現状だけではなくESGの取り組みでこれから目指すところ

今後の取り組みとしては、まずサステナビリティの観点から、我々が行っている事業やサービスがすべて社会的意義をもつような形になるよう、これまで以上に力を入れていくつもりです。

また、我々が提供するサービスやプロダクトを通じて社会に良い影響を与えるだけでなく、同時に収益性も追求し、そのバランスを保つことが大切だと考えています。

また、事業を創出・運営する「人」こそ最も重視すべき資本のひとつと考え、「人的資本」への積極的な投資を行う方針です。

人財育成のための研修費用強化、働く環境整備、多様性の確保、そして従業員エンゲージメント向上への取り組みを行うことで、事業の成長に繋げていきたいと考えています。

前述したTCFDにおいては今後Scope3の開示を行っていく予定です当社グループの取引先を含むScope3排出量の算定に加え、各事業セグメントにおける省エネルギー化、再生可能エネルギー等の活用を通じた排出量削減に向けた取り組みについても検討し 、より総合的な環境負荷の軽減を目指します。

今後の上場企業の意義や投資家ユーザーへのメッセージ

(画像=株式会社MIXI)

今後も上場企業として、社会的価値を追求し、その結果を経済的価値に転換するという使命を全うしていきたいと考えています。

我々はパーパス『豊かなコミュニケーションを広げ、世界を幸せな驚きで包む。』の実現のために、『「心もつながる」場と機会の創造。』をミッションに掲げています。

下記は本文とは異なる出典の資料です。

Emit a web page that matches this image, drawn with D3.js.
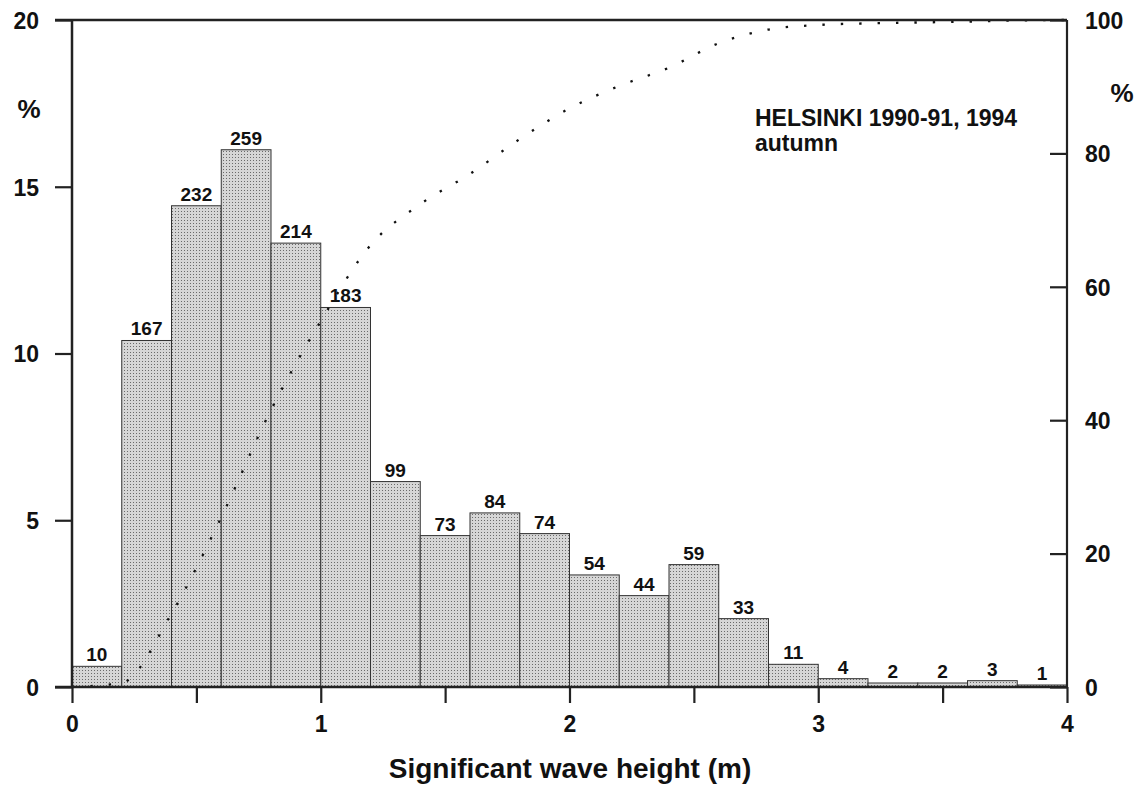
<!DOCTYPE html>
<html>
<head>
<meta charset="utf-8">
<script src="https://cdn.jsdelivr.net/npm/d3@7"></script>
<style>
  html, body { margin: 0; padding: 0; background: #fff; }
  svg text { font-family: "Liberation Sans", Arial, Helvetica, sans-serif; font-weight: bold; fill: #111; }
</style>
</head>
<body>
<svg id="chart" width="1142" height="785"></svg>
<script>
// ---- data ----
const binStarts = [0, 0.2, 0.4, 0.6, 0.8, 1.0, 1.2, 1.4, 1.6, 1.8, 2.0, 2.2, 2.4, 2.6, 2.8, 3.0, 3.2, 3.4, 3.6, 3.8];
const binWidth = 0.2;
const counts = [10, 167, 232, 259, 214, 183, 99, 73, 84, 74, 54, 44, 59, 33, 11, 4, 2, 2, 3, 1];
const percents = [0.62, 10.39, 14.43, 16.11, 13.31, 11.38, 6.16, 4.54, 5.22, 4.60, 3.36, 2.74, 3.67, 2.05, 0.68, 0.25, 0.12, 0.12, 0.19, 0.06];
const cumX = [0, 0.2, 0.4, 0.6, 0.8, 1.0, 1.2, 1.4, 1.6, 1.8, 2.0, 2.2, 2.4, 2.6, 2.8, 3.0, 3.2, 3.4, 3.6, 3.8, 4.0];
const cumPct = [0, 0.62, 11.01, 25.44, 41.54, 54.85, 66.23, 72.39, 76.93, 82.15, 86.75, 90.11, 92.85, 96.52, 98.57, 99.25, 99.50, 99.63, 99.75, 99.94, 100];
const xTicks = [0, 1, 2, 3, 4];
const xMinorTicks = [0.5, 1.5, 2.5, 3.5];
const yLeftTicks = [0, 5, 10, 15, 20];
const yRightTicks = [0, 20, 40, 60, 80, 100];
const titleLines = ["HELSINKI 1990-91, 1994", "autumn"];
const xTitle = "Significant wave height (m)";

// ---- layout ----
const L = 72, R = 1067, T = 20, B = 687;
const svg = d3.select("#chart");

const x = d3.scaleLinear().domain([0, 4]).range([L, R]);
const yL = d3.scaleLinear().domain([0, 20]).range([B, T]);
const yR = d3.scaleLinear().domain([0, 100]).range([B, T]);

// stipple pattern
const defs = svg.append("defs");
const pat = defs.append("pattern").attr("id", "stip").attr("patternUnits", "userSpaceOnUse")
  .attr("width", 3).attr("height", 3);
pat.append("rect").attr("width", 3).attr("height", 3).attr("fill", "#d6d6d6");
pat.append("rect").attr("x", 1).attr("y", 1).attr("width", 1).attr("height", 1).attr("fill", "#6a6a6a");

// bars
const bars = binStarts.map((s, i) => ({ s, c: counts[i], p: percents[i] }));
svg.append("g").selectAll("rect").data(bars).join("rect")
  .attr("x", d => x(d.s))
  .attr("y", d => yL(d.p))
  .attr("width", d => x(d.s + binWidth) - x(d.s))
  .attr("height", d => yL(0) - yL(d.p))
  .attr("fill", "url(#stip)")
  .attr("stroke", "#333")
  .attr("stroke-width", 1);

// bar labels
svg.append("g").selectAll("text").data(bars).join("text")
  .attr("x", d => x(d.s + binWidth / 2))
  .attr("y", d => yL(d.p) - 5)
  .attr("text-anchor", "middle")
  .attr("font-size", 19)
  .text(d => d.c);

// cumulative dotted curve
const line = d3.line().x((d, i) => x(cumX[i])).y(d => yR(d)).curve(d3.curveMonotoneX);
svg.append("path").datum(cumPct)
  .attr("d", line)
  .attr("fill", "none")
  .attr("stroke", "#111")
  .attr("stroke-width", 2.3)
  .attr("stroke-dasharray", "2.4 16");

// frame / axes
const axG = svg.append("g");
axG.append("line").attr("x1", L - 17).attr("x2", R).attr("y1", T).attr("y2", T).attr("stroke", "#222").attr("stroke-width", 2.5);
axG.append("line").attr("x1", L).attr("x2", L).attr("y1", T).attr("y2", B).attr("stroke", "#222").attr("stroke-width", 2.5);
axG.append("line").attr("x1", R).attr("x2", R).attr("y1", T).attr("y2", B).attr("stroke", "#222").attr("stroke-width", 2.2);
axG.append("line").attr("x1", L - 17).attr("x2", R).attr("y1", B).attr("y2", B).attr("stroke", "#222").attr("stroke-width", 2.5);

const tickFont = sel => sel.attr("font-size", 23).attr("fill", "#111")
  .style("font-family", '"Liberation Sans", Arial, sans-serif').style("font-weight", "bold");

// bottom axis
const xAxis = d3.axisBottom(x).tickValues(xTicks.concat(xMinorTicks)).tickSize(16).tickFormat(d => xTicks.includes(d) ? d3.format("d")(d) : "");
const gx = svg.append("g").attr("transform", `translate(0,${B})`).call(xAxis);
gx.select(".domain").remove();
gx.selectAll(".tick line").attr("stroke", "#222").attr("stroke-width", 2.2);
gx.selectAll(".tick text").call(tickFont).attr("dy", 0).attr("y", 45);

// left axis
const yAxisL = d3.axisLeft(yL).tickValues(yLeftTicks).tickSize(17).tickFormat(d3.format("d"));
const gl = svg.append("g").attr("transform", `translate(${L},0)`).call(yAxisL);
gl.select(".domain").remove();
gl.selectAll(".tick line").attr("stroke", "#222").attr("stroke-width", 2.2);
gl.selectAll(".tick text").call(tickFont).attr("x", -33).attr("dy", "0.36em");

// right axis (ticks inward)
const yAxisR = d3.axisRight(yR).tickValues(yRightTicks).tickSize(0).tickFormat(d3.format("d"));
const gr = svg.append("g").attr("transform", `translate(${R},0)`).call(yAxisR);
gr.select(".domain").remove();
gr.selectAll(".tick line").attr("x1", -17).attr("x2", 0).attr("stroke", "#222").attr("stroke-width", 2.2);
gr.selectAll(".tick text").call(tickFont).attr("x", 18).attr("dy", "0.36em");

// % unit labels
svg.append("text").attr("x", 29).attr("y", 118).attr("text-anchor", "middle").attr("font-size", 26).text("%");
svg.append("text").attr("x", 1122).attr("y", 102).attr("text-anchor", "middle").attr("font-size", 26).text("%");

// annotation
svg.append("text").attr("x", 755).attr("y", 126).attr("font-size", 23).text(titleLines[0]);
svg.append("text").attr("x", 755).attr("y", 151).attr("font-size", 23).text(titleLines[1]);

// x-axis title
svg.append("text").attr("x", 570).attr("y", 778).attr("text-anchor", "middle").attr("font-size", 28).text(xTitle);
</script>
</body>
</html>
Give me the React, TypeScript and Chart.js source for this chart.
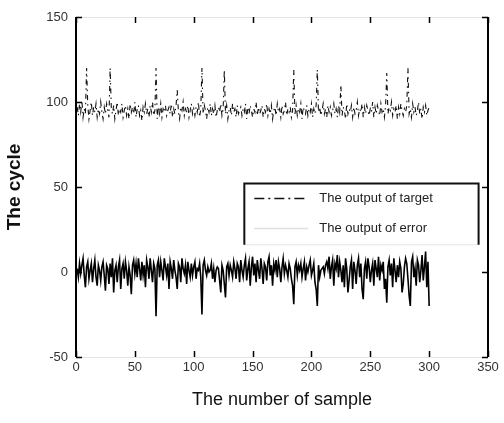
import React, { useEffect, useRef } from "react";
import { Chart, registerables } from "chart.js";

Chart.register(...registerables);

const xTicks = [0, 50, 100, 150, 200, 250, 300, 350];
const yTicks = [-50, 0, 50, 100, 150];
const xTitle = "The number of sample";
const yTitle = "The cycle";
const legendLabels = ["The output of target", "The output of error"];

const targetValues = [
  97, 92, 99, 94, 101, 91, 96, 93, 120, 98, 90, 95, 100, 92, 97, 94, 99, 91, 96, 93,
  100, 94, 90, 97, 93, 99, 95, 91, 120, 96, 93, 98, 90, 95, 100, 92, 96, 94, 99, 91,
  95, 98, 92, 96, 90, 99, 94, 97, 93, 100, 91, 96, 98, 92, 95, 89, 97, 94, 99, 93,
  96, 91, 98, 94, 100, 92, 95, 120, 90, 97, 93, 99, 91, 96, 94, 98, 92, 95, 97, 93,
  99, 91, 96, 93, 98, 107, 94, 90, 97, 95, 100, 92, 96, 94, 98, 91, 95, 99, 93, 96,
  92, 97, 94, 100, 91, 96, 120, 93, 98, 95, 90, 97, 94, 99, 92, 96, 93, 98, 91, 95,
  97, 94, 99, 92, 96, 119, 93, 98, 90, 95, 97, 92, 99, 94, 96, 91, 98, 93, 95, 97,
  92, 96, 94, 99, 90, 97, 93, 98, 95, 91, 96, 94, 100, 92, 97, 93, 95, 98, 91, 96,
  94, 99, 92, 96, 93, 98, 90, 95, 97, 92, 99, 94, 96, 91, 98, 93, 95, 100, 92, 96,
  94, 97, 91, 95, 119, 93, 98, 92, 96, 94, 99, 90, 97, 95, 93, 98, 92, 96, 94, 99,
  91, 96, 93, 98, 119, 94, 97, 92, 95, 99, 93, 96, 91, 98, 94, 97, 92, 95, 99, 93,
  96, 91, 98, 94, 110, 92, 97, 95, 90, 99, 93, 96, 94, 98, 91, 97, 93, 95, 100, 92,
  96, 94, 99, 91, 97, 93, 98, 95, 92, 96, 94, 100, 91, 97, 93, 98, 95, 92, 99, 94,
  96, 91, 98, 117, 93, 97, 95, 100, 92, 96, 94, 98, 90, 97, 93, 99, 95, 92, 96, 94,
  98, 120, 93, 96, 91, 99, 94, 97, 92, 95, 100, 93, 96, 90, 97, 94, 98, 92, 95, 97,
];

const errorValues = [
  2, -3, 5, -1, 4, 8, -2, -9, 3, 6, -4, 1, 5, -6, 2, 7, -3, -8, 4, 1,
  -5, 3, 6, -2, -11, 4, 2, -7, 5, -3, 8, -12, 1, 4, -6, 3, 7, -10, 2, 5,
  -4, 6, 1, -8, 3, -2, -13, 4, 7, -1, 5, -3, 8, 2, -5, 6, -2, 4, -9, 7,
  3, -4, 8, 1, -6, 5, 2, -26, 4, 7, -3, 6, 1, -5, 8, 3, -2, 5, -10, 6,
  2, -4, 7, 1, -3, -10, 5, 3, -6, 8, 2, -1, 4, -7, 6, 1, -3, 5, -2, 3,
  6, -4, 2, 1, 5, -3, -25, 4, 7, 1, -2, 3, 0, 1, 5, -4, 2, -6, 1, 3,
  2, -5, -12, 4, 1, -7, -15, 3, 5, -2, 4, 1, -3, 6, 2, -4, 5, 3, -6, 7,
  1, -3, 4, 8, -5, 2, 6, -8, 3, 9, -2, 5, -6, 7, 1, -4, 8, 2, -7, 5,
  3, -5, 6, 9, -2, 4, -8, 5, 1, 7, -3, 6, 2, -6, 3, 8, -1, 4, 1, -3,
  5, 2, -4, -8, -19, 3, 6, -2, 4, 1, 5, -3, 2, 6, -5, 3, 0, 4, 7, -2,
  1, 5, -6, -10, -20, 4, -3, 1, 2, 3, -1, 4, 6, 2, 9, -4, 3, 7, -8, 5,
  2, 10, -3, 6, 1, -6, 4, -9, 8, 2, -12, -5, 3, 7, -10, 6, 1, -7, 4, 8,
  -3, 5, -10, -16, 2, 6, -4, 8, 3, -6, 1, 5, -8, 7, 2, -3, 9, -5, 4, 1,
  6, -10, -4, -18, 3, 7, -2, 5, -9, 8, 1, -6, 4, -3, 6, 2, -12, -7, 3, 8,
  5, -4, -14, -20, 6, 9, -3, 2, -8, 7, 4, -6, 1, 10, -5, 3, 12, -9, 6, -20,
];

const FONT = "'Liberation Sans', Arial, sans-serif";

const boxPlugin = {
  id: "matlabBox",
  afterDatasetsDraw(chart: any) {
    const { ctx, chartArea: a, scales } = chart;
    const xs = scales.x;
    const ys = scales.y;
    ctx.save();
    ctx.strokeStyle = "#e4e4e4";
    ctx.lineWidth = 1;
    ctx.beginPath();
    ctx.moveTo(a.left, a.top + 0.5);
    ctx.lineTo(a.right, a.top + 0.5);
    ctx.moveTo(a.left, a.bottom + 0.5);
    ctx.lineTo(a.right, a.bottom + 0.5);
    ctx.stroke();
    ctx.strokeStyle = "#000";
    ctx.lineWidth = 2;
    ctx.beginPath();
    ctx.moveTo(a.left, a.top);
    ctx.lineTo(a.left, a.bottom);
    ctx.moveTo(a.right, a.top);
    ctx.lineTo(a.right, a.bottom);
    ctx.stroke();
    ctx.lineWidth = 1.5;
    ctx.beginPath();
    xTicks.forEach((v) => {
      const px = Math.round(xs.getPixelForValue(v)) + 0.5;
      ctx.moveTo(px, a.bottom);
      ctx.lineTo(px, a.bottom - 6);
      ctx.moveTo(px, a.top);
      ctx.lineTo(px, a.top + 6);
    });
    yTicks.forEach((v) => {
      const py = Math.round(ys.getPixelForValue(v)) + 0.5;
      ctx.moveTo(a.left, py);
      ctx.lineTo(a.left + 6, py);
      ctx.moveTo(a.right, py);
      ctx.lineTo(a.right - 6, py);
    });
    ctx.stroke();

    const lx = xs.getPixelForValue(143);
    const rx = xs.getPixelForValue(342);
    const ty = ys.getPixelForValue(52);
    const by = ys.getPixelForValue(16);
    ctx.fillStyle = "#fff";
    ctx.fillRect(lx, ty, rx - lx, by - ty);
    ctx.strokeStyle = "#e4e4e4";
    ctx.lineWidth = 1;
    ctx.beginPath();
    ctx.moveTo(lx, by);
    ctx.lineTo(rx, by);
    ctx.stroke();
    ctx.strokeStyle = "#111";
    ctx.lineWidth = 2;
    ctx.beginPath();
    ctx.moveTo(lx, by);
    ctx.lineTo(lx, ty);
    ctx.lineTo(rx, ty);
    ctx.lineTo(rx, by);
    ctx.stroke();

    const sx0 = lx + 10;
    const sx1 = lx + 64;
    const tx = lx + 75;
    const row1 = ty + 15;
    const row2 = ty + 45;
    ctx.lineWidth = 1.5;
    ctx.setLineDash([10, 4, 2, 4]);
    ctx.beginPath();
    ctx.moveTo(sx0, row1);
    ctx.lineTo(sx1, row1);
    ctx.stroke();
    ctx.setLineDash([]);
    ctx.strokeStyle = "#e0e0e0";
    ctx.beginPath();
    ctx.moveTo(sx0, row2);
    ctx.lineTo(sx1, row2);
    ctx.stroke();
    ctx.fillStyle = "#222";
    ctx.font = `13px ${FONT}`;
    ctx.textBaseline = "middle";
    ctx.textAlign = "left";
    ctx.fillText(legendLabels[0], tx, row1);
    ctx.fillText(legendLabels[1], tx, row2);
    ctx.restore();
  },
};

export default function App() {
  const ref = useRef<HTMLCanvasElement | null>(null);

  useEffect(() => {
    if (!ref.current) return;
    const pts = (arr: number[]) => arr.map((v, i) => ({ x: i + 1, y: v }));
    const chart = new Chart(ref.current, {
      type: "line",
      data: {
        datasets: [
          {
            label: legendLabels[0],
            data: pts(targetValues),
            borderColor: "#111",
            borderWidth: 1.1,
            borderDash: [5, 4, 1.5, 4],
            pointRadius: 0,
            tension: 0,
            fill: false,
          },
          {
            label: legendLabels[1],
            data: pts(errorValues),
            borderColor: "#000",
            borderWidth: 1.6,
            pointRadius: 0,
            tension: 0,
            fill: false,
          },
        ],
      },
      options: {
        responsive: false,
        animation: false,
        layout: { padding: { top: 17, right: 16, bottom: 10, left: 0 } },
        plugins: { legend: { display: false }, tooltip: { enabled: false } },
        scales: {
          x: {
            type: "linear",
            min: 0,
            max: 350,
            afterFit: (s: any) => {
              s.height = 56;
            },
            afterBuildTicks: (s: any) => {
              s.ticks = xTicks.map((v) => ({ value: v }));
            },
            grid: { display: false, drawTicks: false },
            border: { display: false },
            ticks: {
              padding: 3,
              color: "#333",
              font: { family: FONT, size: 13 },
              maxRotation: 0,
            },
            title: {
              display: true,
              text: xTitle,
              color: "#111",
              font: { family: FONT, size: 18 },
              padding: { top: 2, bottom: 2 },
            },
          },
          y: {
            type: "linear",
            min: -50,
            max: 150,
            afterFit: (s: any) => {
              s.width = 76;
            },
            afterBuildTicks: (s: any) => {
              s.ticks = yTicks.map((v) => ({ value: v }));
            },
            grid: { display: false, drawTicks: false },
            border: { display: false },
            ticks: {
              padding: 8,
              color: "#333",
              font: { family: FONT, size: 13 },
            },
            title: {
              display: true,
              text: yTitle,
              color: "#111",
              font: { family: FONT, size: 19, weight: "bold" },
              padding: { top: 3, bottom: 3 },
            },
          },
        },
      },
      plugins: [boxPlugin],
    });
    return () => chart.destroy();
  }, []);

  return (
    <div style={{ position: "absolute", left: 0, top: 0, width: 504, height: 423, background: "#fff" }}>
      <canvas ref={ref} width={504} height={423} style={{ display: "block", width: 504, height: 423 }} />
    </div>
  );
}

全社の価値判断基準はミッションやパーパスに基づいています。

「モンスト」や「みてね」のように、ユーザーのコミュニケーションを豊かするという弊社のパーパスを体現したサービスは、ユニットエコノミクスが高くなると考えています。一人で利用いただくよりも複数名で一緒にご利用いただく方が機能面でも情緒面でもメリットがありますので、自ずとご友人やご家族にもお勧めいただけるようになり、結果当社の顧客獲得コストは低減します。また、一緒に使っていただくことで継続率も向上し、顧客の生涯収益が高くなることが期待できます。そのように優れた収益性の事業を複数抱えることは、企業の経済的価値を向上していくことに直結します。

我々に投資いただくことが、豊かなコミュニケーションを生む「心もつながる」場と機会を創造し、感情豊かな心の通い合う社会への貢献にもつながり、かつ投資家様へのリターンにも繋がる好循環を今後も目指してまいりたいと思います。